_PROBLEM DESCRIPTION_.
Pull out every line below containing the word "matplotlib".

_INFORMATION SUPPLIED_.
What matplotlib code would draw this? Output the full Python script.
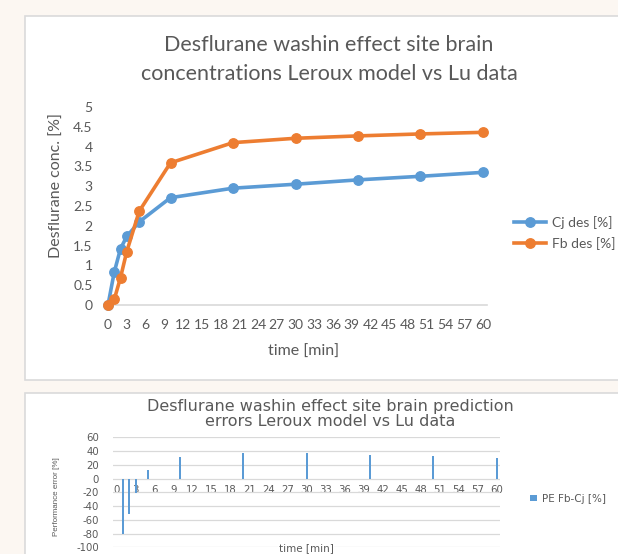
import matplotlib
matplotlib.use("Agg")
import matplotlib.pyplot as plt
from matplotlib.patches import Rectangle

plt.rcParams["axes.unicode_minus"] = False

# data
time_min = [0, 1, 2, 3, 5, 10, 20, 30, 40, 50, 60]
cj_des = [0, 0.83, 1.42, 1.73, 2.10, 2.71, 2.95, 3.05, 3.16, 3.25, 3.35]
fb_des = [0, 0.14, 0.69, 1.35, 2.37, 3.59, 4.10, 4.21, 4.27, 4.32, 4.36]

pe_time = [1, 2, 3, 5, 10, 20, 30, 40, 50, 60]
pe_fb_cj = [-80.7, -51.6, -21.6, 12.4, 30.8, 37.6, 37.1, 34.2, 32.7, 29.4]

x_ticks = list(range(0, 61, 3))
y_ticks_top = [0, 0.5, 1, 1.5, 2, 2.5, 3, 3.5, 4, 4.5, 5]
y_ticks_bot = [-100, -80, -60, -40, -20, 0, 20, 40, 60]

W, H = 618, 554
BLUE = "#5B9BD5"
ORANGE = "#ED7D31"
GREY = "#595959"
GRID = "#D9D9D9"


def fx(px):
    return px / W


def fy(py):
    return 1 - py / H


def axes_box(left, top, right, bottom):
    return [fx(left), fy(bottom), (right - left) / W, (bottom - top) / H]


fig = plt.figure(figsize=(W / 100, H / 100), dpi=100, facecolor="#FCF7F2")

# white panels
for (l, t, r, b) in [(25, 16, 640, 380), (25, 393, 640, 570)]:
    fig.add_artist(Rectangle((fx(l), fy(b)), (r - l) / W, (b - t) / H,
                             transform=fig.transFigure, facecolor="white",
                             edgecolor="#DADADA", linewidth=1.2, zorder=0))

# ---- top chart ----
ax = fig.add_axes(axes_box(108, 107, 486.75, 305))
ax.set_facecolor("none")
ax.plot(time_min, cj_des, color=BLUE, lw=2.6, marker="o", ms=6.8,
        label="Cj des [%]", clip_on=False, zorder=3)
ax.plot(time_min, fb_des, color=ORANGE, lw=2.6, marker="o", ms=6.8,
        label="Fb des [%]", clip_on=False, zorder=4)
ax.set_xlim(0, 60.6)
ax.set_ylim(0, 5)
ax.set_xticks(x_ticks)
ax.set_yticks(y_ticks_top)
ax.set_yticklabels([f"{v:g}" for v in y_ticks_top])
for s in ["top", "right", "left"]:
    ax.spines[s].set_visible(False)
ax.spines["bottom"].set_color(GRID)
ax.spines["bottom"].set_linewidth(1.2)
ax.tick_params(length=0, labelcolor=GREY, labelsize=10)
ax.tick_params(axis="y", pad=11)
ax.tick_params(axis="x", pad=10)
for lab in ax.get_xticklabels() + ax.get_yticklabels():
    lab.set_family("Lato")

fig.text(fx(329), fy(45), "Desflurane washin effect site brain",
         ha="center", va="center", fontsize=15.5, color=GREY, family="Lato")
fig.text(fx(329), fy(74), "concentrations Leroux model vs Lu data",
         ha="center", va="center", fontsize=15.5, color=GREY, family="Lato")
fig.text(fx(57), fy(186), "Desflurane conc. [%]", rotation=90,
         ha="center", va="center", fontsize=11.5, color=GREY, family="Lato")
fig.text(fx(304), fy(352), "time [min]", ha="center", va="center",
         fontsize=11.5, color=GREY, family="Lato")

leg = ax.legend(loc="center left", bbox_to_anchor=(fx(514), fy(233)),
                bbox_transform=fig.transFigure, frameon=False,
                prop={"family": "Lato", "size": 10}, handlelength=2.3,
                handletextpad=0.4, labelspacing=0.6, borderpad=0,
                borderaxespad=0)
for t in leg.get_texts():
    t.set_color(GREY)

# ---- bottom chart ----
ax2 = fig.add_axes(axes_box(113, 437.3, 500, 547.3))
ax2.set_facecolor("none")
ax2.bar(pe_time, pe_fb_cj, width=0.32, color=BLUE, label="PE Fb-Cj [%]",
        zorder=3)
ax2.set_xlim(-0.58, 60.55)
ax2.set_ylim(-100, 60)
ax2.set_xticks(x_ticks)
ax2.set_yticks(y_ticks_bot)
ax2.grid(axis="y", color=GRID, lw=0.9)
ax2.set_axisbelow(True)
for s in ["top", "right", "left"]:
    ax2.spines[s].set_visible(False)
ax2.spines["bottom"].set_position(("data", 0))
ax2.spines["bottom"].set_visible(False)
ax2.tick_params(length=0, labelcolor=GREY, labelsize=7.3)
ax2.tick_params(axis="y", pad=10)
ax2.tick_params(axis="x", pad=5)

fig.text(fx(330), fy(407), "Desflurane washin effect site brain prediction",
         ha="center", va="center", fontsize=11.5, color=GREY)
fig.text(fx(330), fy(421.7), "errors Leroux model vs Lu data",
         ha="center", va="center", fontsize=11.5, color=GREY)
fig.text(fx(57), fy(497), "Performance error [%]", rotation=90,
         ha="center", va="center", fontsize=5.8, color=GREY,
         family="Liberation Sans")
fig.text(fx(306), fy(551.5), "time [min]", ha="center", va="baseline",
         fontsize=7.5, color=GREY, zorder=5,
         bbox=dict(facecolor="white", edgecolor="none", pad=0.5))

leg2 = ax2.legend(loc="center left", bbox_to_anchor=(fx(530), fy(499)),
                  bbox_transform=fig.transFigure, frameon=False,
                  prop={"size": 7.5}, handlelength=0.7, handleheight=0.45,
                  handletextpad=0.5, borderpad=0, borderaxespad=0)
for t in leg2.get_texts():
    t.set_color(GREY)

fig.savefig("out.png", dpi=100, facecolor=fig.get_facecolor())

_SOLVED EXERCISE_.
What matplotlib code would draw this? Output the full Python script.
import matplotlib
matplotlib.use("Agg")
import matplotlib.pyplot as plt
from matplotlib.patches import Rectangle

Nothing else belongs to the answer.